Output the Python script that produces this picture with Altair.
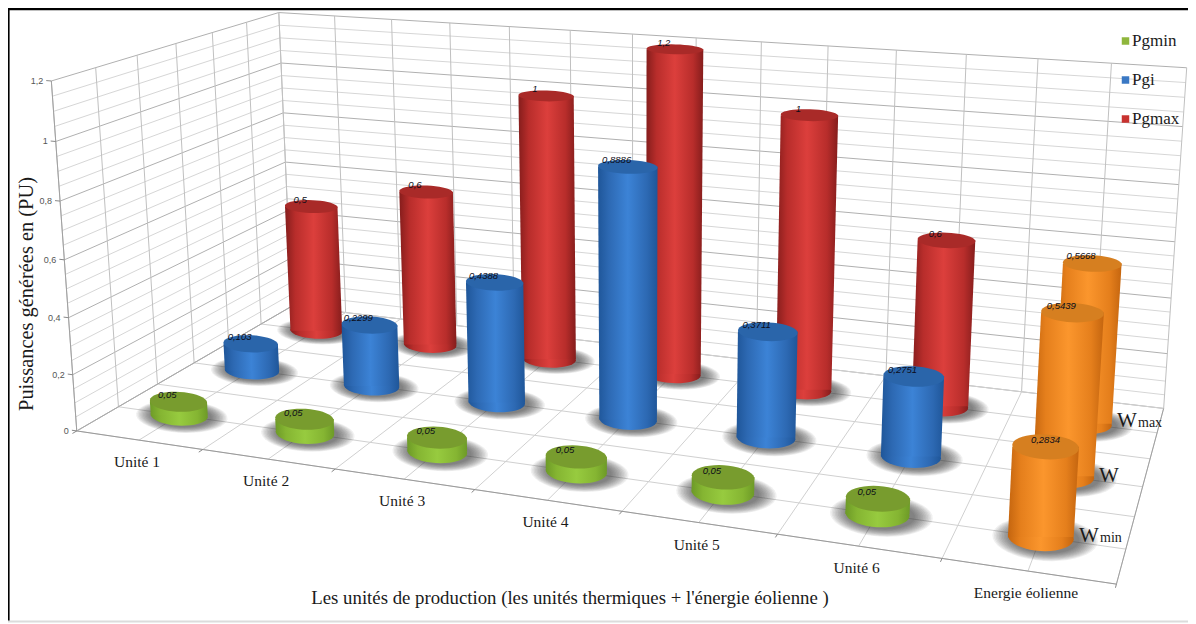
import math
import numpy as np
import pandas as pd
import altair as alt

categories = ["Unité 1", "Unité 2", "Unité 3", "Unité 4", "Unité 5", "Unité 6", "Energie éolienne"]
pgmin = [0.05, 0.05, 0.05, 0.05, 0.05, 0.05]
pgi = [0.103, 0.2299, 0.4388, 0.8886, 0.3711, 0.2751]
pgmax = [0.5, 0.6, 1.0, 1.2, 1.0, 0.6]
wind = [0.2834, 0.5439, 0.5668]
y_ticks = [0, 0.2, 0.4, 0.6, 0.8, 1, 1.2]
y_labels = ["0", "0,2", "0,4", "0,6", "0,8", "1", "1,2"]
legend_names = ["Pgmin", "Pgi", "Pgmax"]
legend_colors = ["#8fb63c", "#3a78c4", "#c8322f"]

# ---------- camera: box corners in chart space -> page pixels
ref_3d = [(0,0,0),(1,0,0),(2,0,0),(3,0,0),(4,0,0),(5,0,0),(6,0,0),(7,0,0),(7,3,0),(0,3,0),
          (0,0,1.2),(0,3,1.2),(7,3,1.2)]
ref_2d = [(77,431),(202,450),(336,471),(475,490),(622,511),(777,534),(942,557),(1116,585),(1164,408),(292,305),
          (52,79),(278,14),(1187,68)]
A, b = [], []
for (X_,Y_,Z_),(px,py) in zip(ref_3d, ref_2d):
    A.append([X_,Y_,Z_,1,0,0,0,0,-px*X_,-px*Y_,-px*Z_]); b.append(px)
    A.append([0,0,0,0,X_,Y_,Z_,1,-py*X_,-py*Y_,-py*Z_]); b.append(py)
sol = np.linalg.lstsq(np.array(A,float), np.array(b,float), rcond=None)[0]
P = np.append(sol,1.0).reshape(3,4)
def proj(u,v,z):
    q = P @ np.array([u,v,z,1.0])
    return float(q[0]/q[2]), float(q[1]/q[2])

XS = alt.Scale(domain=[8,1188], nice=False, zero=False)
YS = alt.Scale(domain=[624,8], nice=False, zero=False)
X = lambda f="x": alt.X(f"{f}:Q", scale=XS, axis=None)
Y = lambda f="y": alt.Y(f"{f}:Q", scale=YS, axis=None)

layers = []

frame = pd.DataFrame([
    dict(x=8,y=9,x2=1188,y2=9,c="#000000",w=2.4),
    dict(x=8.4,y=9,x2=8.4,y2=622,c="#000000",w=2.4),
    dict(x=8,y=621.5,x2=1188,y2=621.5,c="#dcdcdc",w=2),
])
def rules(df):
    return alt.Chart(df).mark_rule().encode(x=X(), y=Y(), x2=alt.X2("x2:Q"), y2=alt.Y2("y2:Q"),
        color=alt.Color("c:N", scale=None), strokeWidth=alt.StrokeWidth("w:Q", scale=None))

# ---------- grid
seg = []
def add(a,b,c,w=1):
    p,q = proj(*a),proj(*b)
    seg.append(dict(x=p[0],y=p[1],x2=q[0],y2=q[1],c=c,w=w))
MINOR,MAJOR,FLOOR = "#d6d6d6","#b0b0b0","#d0d0d0"
for k in range(0,25):
    z = k*0.05
    c = MAJOR if k%4==0 else MINOR
    add((0,0,z),(0,3,z),c); add((0,3,z),(7,3,z),c)
for k in range(0,15):
    u = k/2
    add((u,3,0),(u,3,1.2),"#c0c0c0"); add((u,0,0),(u,3,0),FLOOR)
for k in range(0,7):
    v = k/2
    add((0,v,0),(0,v,1.2),"#c0c0c0"); add((0,v,0),(7,v,0),FLOOR)
add((7,0,0),(7,3,0),"#a0a0a0"); add((0,0,0),(7,0,0),"#9a9a9a"); add((0,0,0),(0,3,0),"#a8a8a8")
add((0,0,0),(0,0,1.2),"#a0a0a0")
for u in range(0,8): add((u,0,0),(u,-0.05,0),"#888888")
for z in y_ticks: add((0,0,z),(-0.04,0,z),"#888888")
layers.append(rules(pd.DataFrame(seg)))

# ---------- cylinders
RV = 0.21
S = 50.0
def ellipse(u,v,z,k=1.0):
    RU = 0.235-0.006*u
    cx,cy = proj(u,v,z)
    pts = []
    for t in np.linspace(0,2*math.pi,40,endpoint=False):
        ax,ay = proj(u+k*RU*math.cos(t),v,z)
        bx,by = proj(u,v+k*RV*math.sin(t),z)
        pts.append((cx+(ax-cx)+0.1*(bx-cx), cy+0.45*(ay-cy)+(by-cy)))
    d = "M"+" L".join(f"{(a-cx)/S:.3f} {(b_-cy)/S:.3f}" for a,b_ in pts)+" Z"
    return cx,cy,d,min(a for a,_ in pts),max(a for a,_ in pts)
SZ = (2*S)**2
def grad(stops):
    return alt.Gradient(gradient="linear",x1=0,x2=1,y1=0,y2=0,
        stops=[alt.GradientStop(offset=o,color=c) for o,c in stops])
def paint(dk,md,lt):
    return grad([(0,dk),(0.18,md),(0.5,lt),(0.82,md),(1,dk)])
PAL = {
 "red":(paint("#851d1c","#b82d2b","#dc3f3c"),"#a92a28"),
 "blue":(paint("#1f5699","#2d69b3","#3c83d6"),"#2a65aa"),
 "green":(paint("#6d9a27","#85b532","#97cb3f"),"#789c2e"),
 "orange":(paint("#c4650f","#e57f1c","#fb962d"),"#d67f20"),
}
rows = [(2.5,pgmax,"red",wind[2]),(1.5,pgi,"blue",wind[1]),(0.5,pgmin,"green",wind[0])]

shadow = []
for v,vals,_,w in rows:
    for i,val in enumerate(list(vals)+[w]):
        for k in np.linspace(1.05,1.6,12):
            cx,cy,d,_a,_b = ellipse(i+0.5+0.025,v-0.01,0,float(k))
            shadow.append(dict(x=cx,y=cy,d=d))
layers.append(alt.Chart(pd.DataFrame(shadow)).mark_point(filled=True,color="#303030",opacity=0.075,strokeWidth=0).encode(
    x=X(),y=Y(),shape=alt.Shape("d:N",scale=None),size=alt.value(SZ)))

def sym(rows_,color):
    return alt.Chart(pd.DataFrame(rows_)).mark_point(filled=True,color=color,opacity=1,strokeWidth=0).encode(
        x=X(),y=Y(),shape=alt.Shape("d:N",scale=None),size=alt.value(SZ))

def cyl_layers(items,col):
    g,topc = PAL[col]
    bot,top,body = [],[],[]
    for u,v,z in items:
        c0 = ellipse(u,v,0); c1 = ellipse(u,v,z)
        bot.append(dict(x=c0[0],y=c0[1],d=c0[2]))
        top.append(dict(x=c1[0],y=c1[1],d=c1[2]))
        mx,my = (c0[0]+c1[0])/2,(c0[1]+c1[1])/2
        poly = [(c1[3],c1[1]),(c1[4],c1[1]),(c0[4],c0[1]),(c0[3],c0[1])]
        d = "M"+" L".join(f"{(a-mx)/S:.3f} {(b_-my)/S:.3f}" for a,b_ in poly)+" Z"
        body.append(dict(x=mx,y=my,d=d))
    return [sym(bot,g),sym(body,g),sym(top,topc)]

for v,vals,col,w in rows:
    layers += cyl_layers([(i+0.5,v,val) for i,val in enumerate(vals)],col)
    layers += cyl_layers([(6.5,v,w)],"orange")

# ---------- texts
def texts(df,size,font="Liberation Serif",color="#1a1a1a",align="center",baseline="middle",angle=0,italic=False,bold=False):
    kw = dict(fontSize=size,font=font,color=color,align=align,baseline=baseline,angle=angle)
    if italic: kw["fontStyle"]="italic"
    if bold: kw["fontWeight"]="bold"
    return alt.Chart(df).mark_text(**kw).encode(x=X(),y=Y(),text="t:N")

vals_lab = []
def fmt(x):
    s = f"{x:.4f}".rstrip("0").rstrip(".")
    return s.replace(".",",")
for v,vals,col,w in rows:
    for i,val in enumerate(vals):
        cx,cy = proj(i+0.5,v,val)
        vals_lab.append(dict(x=cx-11,y=cy-6.5,t=fmt(val)))
    cx,cy = proj(6.5,v,w)
    vals_lab.append(dict(x=cx-(11 if v>1 else 0),y=cy-7,t=fmt(w)))
layers.append(texts(pd.DataFrame(vals_lab),9.5,font="Liberation Sans",color="#0c0c18",italic=True))

yl = []
for z,t in zip(y_ticks,y_labels):
    a,b_ = proj(0,0,z)
    yl.append(dict(x=a-8,y=b_,t=t))
layers.append(texts(pd.DataFrame(yl),9,font="Liberation Sans",color="#555555",align="right"))

cl = []
for i,t in enumerate(categories):
    a,b_ = proj(i+0.5,0,0)
    cl.append(dict(x=a-2,y=b_+22,t=t))
layers.append(texts(pd.DataFrame(cl),15.5))

layers.append(texts(pd.DataFrame([dict(x=570,y=598,t="Les unités de production  (les unités thermiques + l'énergie éolienne )")]),18.8))
layers.append(texts(pd.DataFrame([dict(x=27,y=294,t="Puissances générées en (PU)")]),20.4,angle=270))

lg_y = [41,80,119]
lg = pd.DataFrame(dict(x=[1125.5]*3,y=lg_y,c=legend_colors))
layers.append(alt.Chart(lg).mark_square(filled=True,opacity=1,size=56,strokeWidth=0).encode(
    x=X(),y=Y(),color=alt.Color("c:N",scale=None)))
layers.append(texts(pd.DataFrame(dict(x=[1132]*3,y=lg_y,t=legend_names)),17,align="left"))

layers.append(texts(pd.DataFrame(dict(x=[1117,1099,1079],y=[427,482,542],t=["W","W","W"])),21,align="left",baseline="alphabetic"))
layers.append(texts(pd.DataFrame(dict(x=[1138,1100],y=[427,542],t=["max","min"])),14,align="left",baseline="alphabetic"))

layers.append(rules(frame))

chart = alt.layer(*layers).properties(width=1180,height=616,padding=0,
    autosize=alt.AutoSizeParams(type="none"),background="#ffffff").configure_view(stroke=None)
chart.save("out.html", embed_options={"renderer":"svg","actions":False})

◆ What needs to be done: Everything from the top line of the data down to and including the line with "import altair as alt" is to be copied, except the pictures.

◆ Exercise response:
Output the Python script that produces this picture with Altair.
import math
import numpy as np
import pandas as pd
import altair as alt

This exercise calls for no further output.